USA Today (Brian Truitt): BOOM! is a moving and joyous exploration of creativity. … Andrew Garfield turns in an amazing, multi-faceted performance as Larson’s semi-fictional avatar in the kind of colorful, fantastical but still realistic New York City landscape that only a musical-theater guru like Miranda could carve out. … BOOM! finds a creative way to ground the more wondrous aspects of musical theater while still keeping its signature wonder. … BOOM! is an entertaining, heart-filling work that showcases two musical geniuses, putting a new spotlight on Larson’s musical legacy and giving Miranda another endeavor to gift us with his unparalleled artistry. 3-1/2 out of 4 stars.
Variety (Peter Debruge): Most audiences don’t care to watch writers struggling for recognition, and the blessing of Tick, Tick… Boom! isn’t that he finds it, but that we observe Jonathan incrementally identifying his priorities and acknowledging the sources he’d draw from in Rent. … What’s refreshing about the debuting director’s approach is that it feels relatively egoless. His style is playful and energetic, often intercutting between multiple threads within a given song or scene, but it doesn’t feel as if Miranda is calling attention to himself so much as trying to open up the show — to give it the wings Jonathan sings about in the final number.

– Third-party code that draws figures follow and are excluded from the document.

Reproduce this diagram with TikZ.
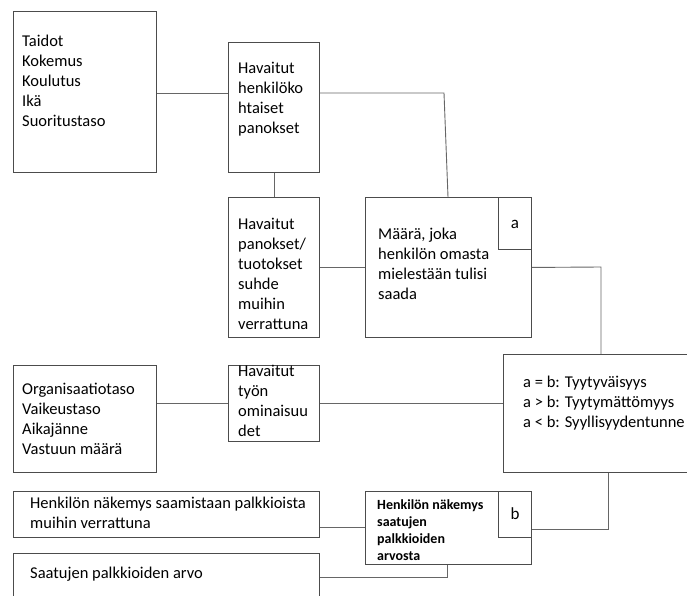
\documentclass[tikz,border=0pt]{standalone}
\usepackage{fontspec}
\setmainfont{Carlito}
\begin{document}
\begin{tikzpicture}[x=1pt,y=-1pt,
  box/.style={draw=black!70, line width=0.9pt, anchor=north west, inner sep=0pt},
  wire/.style={draw=black!60, line width=0.9pt},
  % text blocks: placed by the top of the first line's strut (baseline - strut height)
  txt/.style={anchor=north west, inner sep=0pt, font=\fontsize{16.5}{20}\selectfont,
    align=left, execute at begin node=\strut},
  smalltxt/.style={anchor=north west, inner sep=0pt, font=\fontsize{14}{17}\selectfont\bfseries,
    align=left, execute at begin node=\strut},
  tag/.style={anchor=base, inner sep=0pt, font=\fontsize{17}{20}\selectfont}]
\useasboundingbox (0,0) rectangle (687,596);

% boxes
\node[box, minimum width=143pt, minimum height=161pt] (b1) at (13,11) {};
\node[box, minimum width=91pt, minimum height=130pt] (b2) at (228,42) {};
\node[box, minimum width=91pt, minimum height=140pt] (b3) at (228,197) {};
\node[box, minimum width=166pt, minimum height=140pt] (b4) at (365,197) {};
\node[box, minimum width=33pt, minimum height=52pt] (ba) at (498,197) {};
\node[box, minimum width=200pt, minimum height=118pt] (b5) at (503,354) {};
\node[box, minimum width=143pt, minimum height=107pt] (b6) at (13,365) {};
\node[box, minimum width=91pt, minimum height=76pt] (b7) at (228,365) {};
\node[box, minimum width=306pt, minimum height=46pt] (b8) at (13,491) {};
\node[box, minimum width=166pt, minimum height=73pt] (b9) at (365,491) {};
\node[box, minimum width=33pt, minimum height=46pt] (bb) at (498,491) {};
\node[box, minimum width=306pt, minimum height=70pt] (b10) at (13,553) {};

% texts
\node[txt] (t1) at (22,49-14) {Taidot\\Kokemus\\Koulutus\\Ikä\\Suoritustaso};
\node[txt] (t2) at (238,76-14) {Havaitut\\henkilöko\\htaiset\\panokset};
\node[txt] (t3) at (238,232-14) {Havaitut\\panokset/\\tuotokset\\suhde\\muihin\\verrattuna};
\node[txt] (t4) at (378,242-14) {Määrä, joka\\henkilön omasta\\mielestään tulisi\\saada};
\node[tag] (ta) at (515,228) {a};
\node[txt] (t5) at (523,390-14) {a = b: Tyytyväisyys\\a > b: Tyytymättömyys\\a < b: Syyllisyydentunne};
\node[txt] (t6) at (22,397-14) {Organisaatiotaso\\Vaikeustaso\\Aikajänne\\Vastuun määrä};
\node[txt] (t7) at (238,379-14) {Havaitut\\työn\\ominaisuu\\det};
\node[txt] (t8) at (30,511-14) {Henkilön näkemys saamistaan palkkioista\\muihin verrattuna};
\node[smalltxt] (t9) at (377,511-11.9) {Henkilön näkemys\\saatujen\\palkkioiden\\arvosta};
\node[tag] (tb) at (515,519) {b};
\node[txt] (t10) at (30,578-14) {Saatujen palkkioiden arvo};

% connector corners
\coordinate (k1) at (444,93);
\coordinate (k2) at (601,267);
\coordinate (k3) at (608,529);
\coordinate (k4) at (447,577);
\coordinate (k5) at (0,527);

% connectors
\draw[wire] (b1.east |- k1) -- (b2.west |- k1);
\draw[wire] (b2.east |- k1) -- (k1) -- (b4.north -| 448,0);
\draw[wire] (b2.south) -- (b3.north);
\draw[wire] (b3.east) -- (b4.west);
\draw[wire] (b4.east) -- (k2) -- (b5.north -| k2);
\draw[wire] (b6.east |- b7.west) -- (b7.west);
\draw[wire] (b7.east) -- (b7.east -| b5.west);
\draw[wire] (b8.east |- k5) -- (b9.west |- k5);
\draw[wire] (b9.east |- k3) -- (k3) -- (b5.south -| k3);
\draw[wire] (b10.east |- k4) -- (k4) -- (b9.south -| k4);
\end{tikzpicture}
\end{document}
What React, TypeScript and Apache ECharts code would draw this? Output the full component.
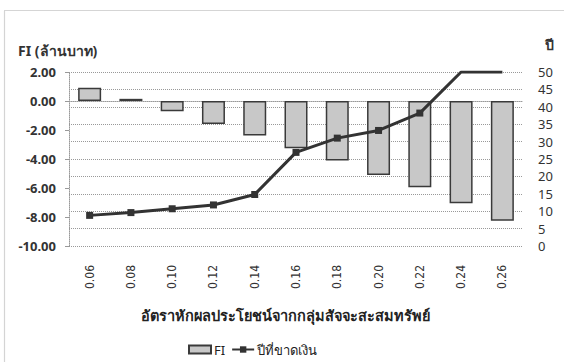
import React, { useEffect, useRef } from "react";
import * as echarts from "echarts";

const categories = ["0.06", "0.08", "0.10", "0.12", "0.14", "0.16", "0.18", "0.20", "0.22", "0.24", "0.26"];
const fiValues = [0.92, 0.15, -0.7, -1.58, -2.38, -3.25, -4.1, -5.1, -5.95, -7.06, -8.25];
const yearValues = [8.8, 9.6, 10.7, 11.8, 14.8, 26.9, 31.0, 33.2, 38.2, 50, 50];
const hiddenMarkerIdx = [9, 10];

const leftName = "FI (ล้านบาท)";
const rightName = "ปี";
const xName = "อัตราหักผลประโยชน์จากกลุ่มสัจจะสะสมทรัพย์";
const fiName = "FI";
const yearName = "ปีที่ขาดเงิน";

const FONT = "'Noto Sans', 'DejaVu Sans', sans-serif";

export default function App() {
  const ref = useRef<HTMLDivElement>(null);
  useEffect(() => {
    if (!ref.current) return;
    const chart = echarts.init(ref.current, null, { renderer: "svg" });
    chart.setOption({
      animation: false,
      backgroundColor: "#ffffff",
      textStyle: { fontFamily: FONT },
      grid: { left: 69, right: 41, top: 72, bottom: 116 },
      legend: {
        top: 338,
        left: 183,
        itemGap: 6,
        itemWidth: 22,
        itemHeight: 8,
        textStyle: { fontSize: 13, color: "#222", fontFamily: FONT, padding: [0, 0, 0, -2] },
        data: [
          { name: fiName, icon: "rect" },
          { name: yearName },
        ],
      },
      xAxis: {
        type: "category",
        data: categories,
        axisLine: { show: true, lineStyle: { color: "#999", type: "dotted" } },
        axisTick: { show: false },
        axisLabel: {
          rotate: 90,
          fontSize: 12,
          color: "#333",
          margin: 19,
          fontFamily: "'Liberation Sans Narrow', 'DejaVu Sans Condensed', sans-serif",
        },
      },
      yAxis: [
        {
          type: "value",
          min: -10,
          max: 2,
          interval: 2,
          splitLine: { show: false },
          axisLine: { show: true, lineStyle: { color: "#999", type: "dotted" } },
          axisTick: { show: true, length: 4, lineStyle: { color: "#999" } },
          axisLabel: {
            formatter: (v: number) => v.toFixed(2),
            fontSize: 13,
            fontWeight: "bold",
            color: "#333",
            margin: 13,
          },
        },
        {
          type: "value",
          min: 0,
          max: 50,
          interval: 5,
          position: "right",
          splitLine: { show: true, lineStyle: { color: "#999", type: "dotted", width: 1 } },
          axisLine: { show: false },
          axisTick: { show: false },
          axisLabel: { fontSize: 13, color: "#333", margin: 15 },
        },
      ],
      series: [
        {
          name: fiName,
          type: "bar",
          yAxisIndex: 0,
          data: fiValues,
          barWidth: 23,
          itemStyle: { color: "#c8c8c8", borderColor: "#3a3a3a", borderWidth: 1.5 },
        },
        {
          name: yearName,
          type: "line",
          yAxisIndex: 1,
          data: yearValues.map((v, i) =>
            hiddenMarkerIdx.includes(i) ? { value: v, symbol: "none" } : v
          ),
          symbol: "rect",
          symbolSize: 7,
          lineStyle: { color: "#333", width: 3 },
          itemStyle: { color: "#333" },
        },
      ],
      graphic: [
        {
          type: "rect",
          shape: { x: 4.5, y: 10.5, width: 700, height: 500 },
          style: { fill: "none", stroke: "#aaa", lineWidth: 1.2, lineDash: [1, 1] },
          silent: true,
        },
        {
          type: "text",
          left: 18,
          top: 43,
          style: { text: leftName, fontSize: 14, fontWeight: "bold", fill: "#333", fontFamily: FONT },
        },
        {
          type: "text",
          left: 545,
          top: 37,
          style: { text: rightName, fontSize: 14, fontWeight: "bold", fill: "#333", fontFamily: FONT },
        },
        {
          type: "text",
          x: 285,
          y: 315,
          style: {
            text: xName,
            fontSize: 14.5,
            fontWeight: "bold",
            fill: "#222",
            align: "center",
            verticalAlign: "middle",
            fontFamily: FONT,
          },
        },
      ],
    });
    return () => chart.dispose();
  }, []);
  return (
    <div
      ref={ref}
      style={{ position: "fixed", left: 0, top: 0, width: 564, height: 362 }}
    />
  );
}
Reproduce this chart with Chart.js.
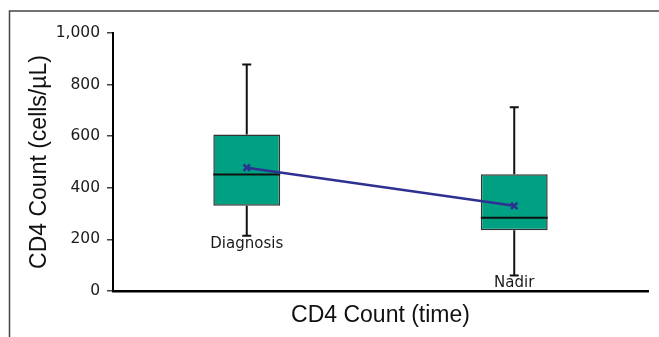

The Wrap (Todd Gilchrist): Even with a dazzling, urgent performance by Andrew Garfield at its center, tick, tick…Boom! needs a more critical or at least more self-aware eye to recreate the kind of scruffy profundity and insight that it must have possessed as a response to decades of bloated Broadway pageantry. … On a level of sheer cinematic flourish, Miranda’s adaptation is a triumph; he really harnesses Larson’s songs for the screen and gives them tremendous life. … tick, tick…Boom! is an auspicious accomplishment, engaging and energetic and affecting, and another reminder that Lin-Manuel Miranda is one of the few artists who’s actually accomplished enough to earn the unfettered luxury of spending all day creating.